Earlier this month, the company which spun out of Toshiba Corp (TOSBF) in 2018, set a tentative price range for an IPO in Tokyo to raise as much as $2.9bn (£2.3bn).
Toshiba has retained roughly 40% of Xioxia, with the rest held by a group of Japanese, US and South Korean investors.
The Japanese chipmaker was due to reveal its final pricing on Monday, instead Xioxia’s board is reportedly meeting on Monday to discuss its options, according to the Financial Times.
Kioxia had planned to list on the Tokyo Stock Exchange (JPXGY) on 6 October, at a valuation of more than $14bn. The company warned tighter restrictions could cause memory chip oversupply and drive down market prices.
The company was previously caught in the crosshairs of the US-Sino trade war after Trump imposed tighter restrictions on its client Huawei. Trump’s move sent Huawei’s relations with other countries in a downward spiral, including with the UK, which has banned the Chinese company from building its 5G network.
On Friday, the US commerce department imposed sanctions on China’s biggest chipmaker Semiconductor Manufacturing International Corporation (SMIC), warning exporters that there is an “unacceptable risk” equipment supplied to SMIC could be used for military purposes.
The export controls require suppliers of certain SMIC equipment, to apply for individual export licences.
SMIC (SMICY), a key producer of components used in smartphones and other devices, has denied receiving any formal notices from the US government, and it has also rejected it has ties with the Chinese military.
READ MORE: China targets foreign firms on ‘unreliable entities’ list as US trade war intensifies
It comes after, China announced sweeping powers to curb trade, investment and operations of foreign firms deemed “unreliable” on a blacklist, in a retaliation against punitive US actions towards Chinese businesses, such as Huawei.
A move which upped the ante in China’s ongoing trade war with the Trump administration.
The blacklist, targets foreign firms and individuals violating normal market transactions in the country — interrupting deals with Chinese firms — or taking discriminatory measures against Chinese companies.
Firms that end up on the blacklist could be banned from investing in China or importing or exporting in China.
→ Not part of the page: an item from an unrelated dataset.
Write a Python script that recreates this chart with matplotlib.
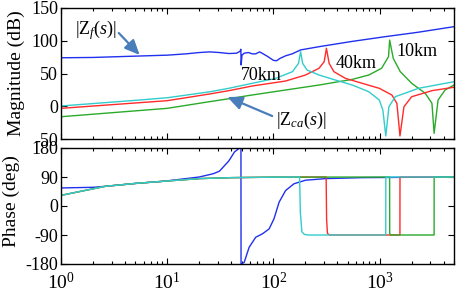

Other actions, include entry restrictions on workers entering the country, revoking work or residence permits and imposing fines.
READ MORE: TikTok: Trump backs Oracle deal, delays app store ban
Additionally, a federal court judge is also due to begin hearings on Sunday to decided whether the US government’s order to ban TikTok from American app stores can go ahead.
The ban which was supposed to come into effect on 20 September, was delayed for a week on the condition the video-sharing app found a US buyer.
Last week, Trump gave his blessing for a deal TikTok-owner, ByteDance reached with Oracle (ORCL) and Walmart (WMT) for its US operations, in order to avoid being banned in America.
A judge in California, also blocked the commerce department from requiring Apple (AAPL) and Google, to remove Tencent-owned (TCEHY) WeChat, for downloads in their app stores, last week.
US magistrate judge Laurel Beeler said in an order that WeChat users who filed a lawsuit “have shown serious questions going to the merits of the First Amendment claim, the balance of hardships tips in the plaintiffs favour.”
The Trump administration has constantly accused Chinese apps TikTok and WeChat of breaching US national security laws by passing data on American users to the Chinese government. But, TikTok denies handing over US data to the Chinese authorities. China says Trump’s ban is political.